In the notes (1729) affixed to the first passage Pope says that some account must be given of Breval owing to his obscurity, and declares that Curll put 'Joseph Gay' on such pamphlets that they might pass for Mr. Gay's (viz. John Gay's). In 1742, when Breval had been dead four years, the fourth book of the 'Dunciad' was published. In line 272 a 'lac'd Governor from France' is introduced with his pupil, and their adventures abroad are narrated at some length (273-336). Pope, though, as he states, giving him no particular name, chiefly had Breval in his mind when he wrote the lines (Horace Walpole, Notes to Pope, p. 101, contributed by Sir W. Fraser, 1876).

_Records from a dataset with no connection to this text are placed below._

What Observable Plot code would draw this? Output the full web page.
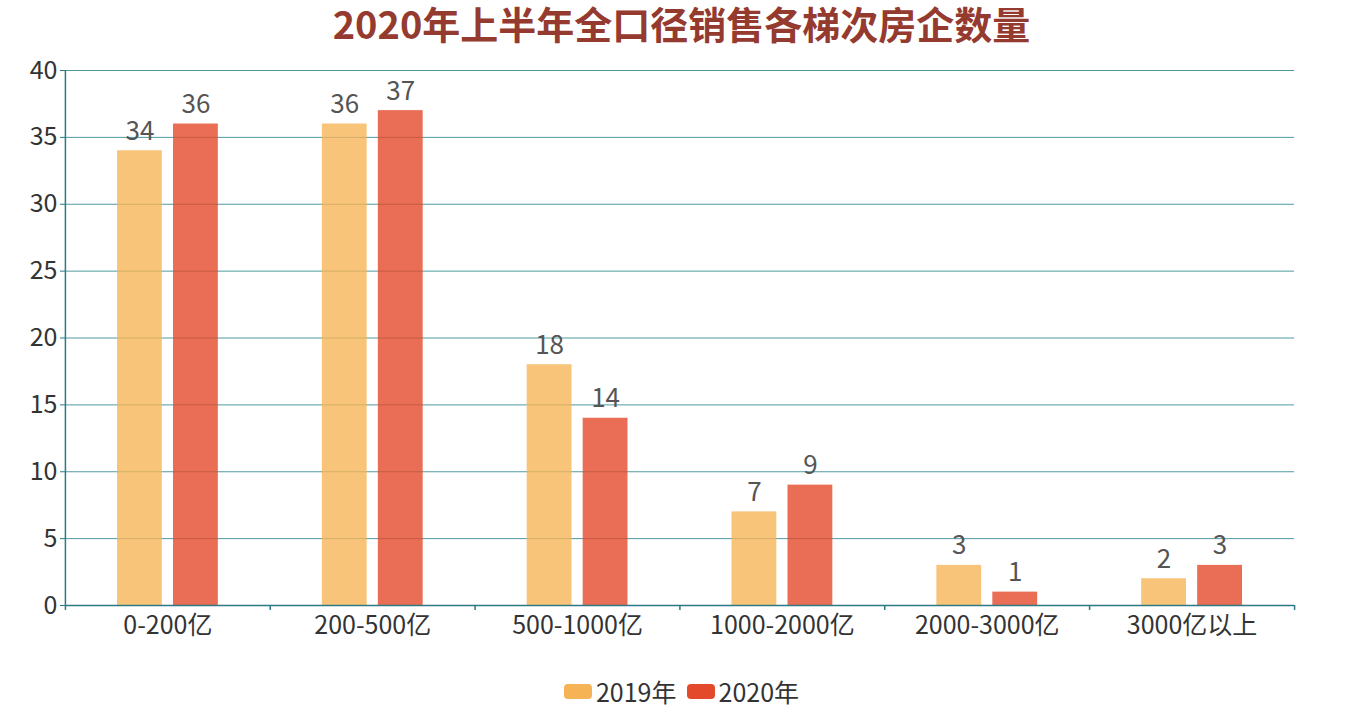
<!DOCTYPE html>
<html>
<head>
<meta charset="utf-8">
<script src="https://cdn.jsdelivr.net/npm/d3@7"></script>
<script src="https://cdn.jsdelivr.net/npm/@observablehq/plot@0.6"></script>
<style>
  html, body { margin: 0; padding: 0; background: #fff; overflow: hidden; }
  body { width: 1363px; height: 708px; font-family: "Noto Sans CJK SC", "Noto Sans", sans-serif; }
  #title { height: 50px; line-height: 52px; margin-top: -3px; margin-bottom: 3px; text-align: center; font-size: 38px; font-weight: bold; color: #953a2f; white-space: nowrap; }
  #legend { margin-top: 28px; height: 26px; display: flex; justify-content: center; align-items: center; font-size: 25px; color: #333; }
  .item { display: flex; align-items: center; margin: 0 5px; }
  .sw { width: 28px; height: 15px; border-radius: 4px; margin-right: 4px; }
  svg { display: block; }
</style>
</head>
<body>
<div id="title">2020年上半年全口径销售各梯次房企数量</div>
<div id="chart"></div>
<div id="legend"></div>
<script>
const categories = ["0-200亿", "200-500亿", "500-1000亿", "1000-2000亿", "2000-3000亿", "3000亿以上"];
const seriesNames = ["2019年", "2020年"];
const values2019 = [34, 36, 18, 7, 3, 2];
const values2020 = [36, 37, 14, 9, 1, 3];
const yTicks = [0, 5, 10, 15, 20, 25, 30, 35, 40];
const colors = ["#f6b355", "#e34a2b"];

const data2019 = categories.map((c, i) => ({category: c, series: seriesNames[0], value: values2019[i]}));
const data2020 = categories.map((c, i) => ({category: c, series: seriesNames[1], value: values2020[i]}));

const axisColor = "#2b7a84";
const gridColor = "#4f9aa2";
const lastCat = [categories[categories.length - 1]];

const chart = Plot.plot({
  width: 1363,
  height: 600,
  marginTop: 20,
  marginLeft: 65,
  marginRight: 69,
  marginBottom: 45,
  style: {fontFamily: "'Noto Sans CJK SC', 'Noto Sans', sans-serif", fontSize: "25px", color: "#333", background: "white", overflow: "visible"},
  x: {domain: categories, padding: 0, round: false, axis: null},
  y: {domain: [0, 40], axis: null},
  marks: [
    Plot.gridY(yTicks, {stroke: gridColor, strokeOpacity: 1}),
    Plot.barY(data2019, {x: "category", y: "value", fill: colors[0], fillOpacity: 0.78, insetLeft: 52, insetRight: 108}),
    Plot.barY(data2020, {x: "category", y: "value", fill: colors[1], fillOpacity: 0.8, insetLeft: 108, insetRight: 52}),
    Plot.text(data2019, {x: "category", y: "value", text: d => String(d.value), dx: -28, dy: -11, lineAnchor: "bottom", fill: "#555", fontSize: 26}),
    Plot.text(data2020, {x: "category", y: "value", text: d => String(d.value), dx: 28, dy: -11, lineAnchor: "bottom", fill: "#555", fontSize: 26}),
    Plot.ruleY([0], {stroke: axisColor, strokeWidth: 1.5}),
    Plot.ruleX([categories[0]], {dx: -102.5, stroke: axisColor, strokeWidth: 1.5}),
    Plot.ruleX(categories, {dx: -102.5, y1: 0, y2: -0.37, stroke: axisColor, strokeWidth: 1.5}),
    Plot.ruleX(lastCat, {dx: 102.5, y1: 0, y2: -0.37, stroke: axisColor, strokeWidth: 1.5}),
    Plot.axisY(yTicks, {tickSize: 5, tickPadding: 3, stroke: axisColor, fill: "#333", fontSize: 25, label: null}),
    Plot.axisX(categories, {tickSize: 0, tickPadding: 11, fill: "#333", fontSize: 25, label: null})
  ]
});
document.getElementById("chart").appendChild(chart);

const legend = document.getElementById("legend");
seriesNames.forEach((name, i) => {
  const item = document.createElement("div");
  item.className = "item";
  const sw = document.createElement("div");
  sw.className = "sw";
  sw.style.background = colors[i];
  const label = document.createElement("span");
  label.textContent = name;
  item.appendChild(sw);
  item.appendChild(label);
  legend.appendChild(item);
});
</script>
</body>
</html>
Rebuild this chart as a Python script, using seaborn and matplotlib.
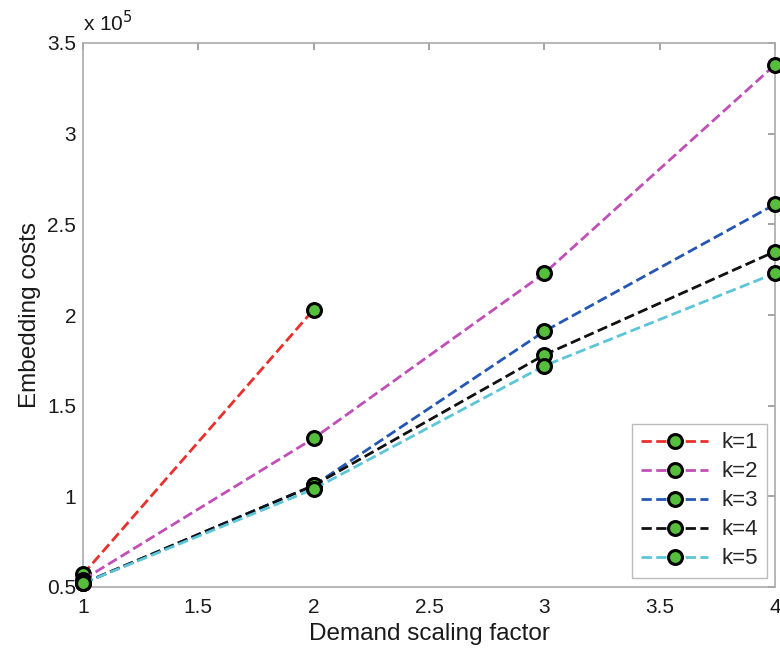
import numpy as np
import pandas as pd
import matplotlib
matplotlib.use("Agg")
import matplotlib.pyplot as plt
import seaborn as sns

# ── Données (en unités de 1e5) ────────────────────────────────
demand  = [1, 2, 3, 4]
k1_cost = [0.57, 2.03]
k2_cost = [0.54, 1.32, 2.23, 3.38]
k3_cost = [0.52, 1.06, 1.91, 2.61]
k4_cost = [0.52, 1.06, 1.78, 2.35]
k5_cost = [0.52, 1.04, 1.72, 2.23]
labels  = ["k=1", "k=2", "k=3", "k=4", "k=5"]
colors  = ["#e8312d", "#c04fb8", "#2457b4", "#111111", "#5cc6d8"]

series = [k1_cost, k2_cost, k3_cost, k4_cost, k5_cost]
rows = []
for lab, vals in zip(labels, series):
    for x, y in zip(demand, vals):
        rows.append({"demand": x, "cost": y, "k": lab})
df = pd.DataFrame(rows)

sns.set_theme(style="white")
plt.rcParams["font.family"] = ["Liberation Sans", "DejaVu Sans"]

fig, ax = plt.subplots(figsize=(7.8, 6.5), dpi=100)
fig.subplots_adjust(left=83 / 780, right=775 / 780,
                    bottom=1 - 587 / 650, top=1 - 43 / 650)

sns.lineplot(data=df, x="demand", y="cost", hue="k", hue_order=labels,
             palette=colors, ax=ax, legend=False, sort=False,
             linestyle="--", linewidth=2.0, marker="o", markersize=10,
             markerfacecolor="#55bf3b", markeredgecolor="black",
             markeredgewidth=2.2, clip_on=False, zorder=3)

ax.set_xlim(1, 4)
ax.set_ylim(0.5, 3.5)
ax.set_xticks([1, 1.5, 2, 2.5, 3, 3.5, 4])
ax.set_yticks([0.5, 1, 1.5, 2, 2.5, 3, 3.5])
ax.set_xticklabels(["1", "1.5", "2", "2.5", "3", "3.5", "4"])
ax.set_yticklabels(["0.5", "1", "1.5", "2", "2.5", "3", "3.5"])
ax.tick_params(direction="in", top=True, right=True, length=5,
               color="#999999", labelsize=15, labelcolor="#1a1a1a", pad=5)
ax.tick_params(axis="x", pad=8)
for sp in ax.spines.values():
    sp.set_color("#aaaaaa")
    sp.set_linewidth(1.2)

ax.set_xlabel("Demand scaling factor", fontsize=17.5, color="#1a1a1a", labelpad=4)
ax.set_ylabel("Embedding costs", fontsize=17.5, color="#1a1a1a", labelpad=4)
ax.text(0.0, 1.015, "x 10$^5$", transform=ax.transAxes, fontsize=15,
        color="#1a1a1a", ha="left", va="bottom")

leg = ax.legend(handles=ax.lines, labels=labels, loc="lower right",
                fontsize=16, frameon=True, fancybox=False,
                handlelength=3.0, handletextpad=0.6, borderpad=0.4,
                labelspacing=0.36, borderaxespad=0,
                bbox_to_anchor=(0.988, 0.016))
leg.get_frame().set_edgecolor("#aaaaaa")
leg.get_frame().set_linewidth(1.0)

fig.savefig("out.png", dpi=100)
plt.close(fig)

After the publication of his 'Travels' Breval was probably again engaged as travelling governor to young gentlemen of position. In the account of Paris given in the second volume of the second issue of his 'Remarks' he says that he has collected the information 'in ten several tours thither' (p. 262). In the latter period of his life he wrote 'The Harlot's Progress,' an illustrated poem in six cantos, suggested by Hogarth's well-known prints, and said by Ambrose Philips, in a prefatory letter, to be 'a true Key and lively Explanation of the Painter's Hieroglyphicks' (1732); 'The History of the most Illustrious House of Nassau, with regard to that branch of it more particularly that came into the succession of Orange' (1734); 'The Rape of Helen, a mock opera' (acted at Covent Garden), (1737). Shortly after the publication of this last piece Breval died at Paris, January 1738.[Welch's Alumni Westmon. (1852); Nichols's Lit. Anecd. vols. i. and viii. (1812 and 1814); Monk's Life of Bentley (1830); London Magazine, vii. 49; some information as to the family is given in a (not quite correct) manuscript note on the title-page of one of the copies of the House of Nassau in the British Museum, and also in the manuscript letters of his father to Lord Hatton and J. Ellis in the Addit. MS. (1854-75) (List in Index, p. 460).]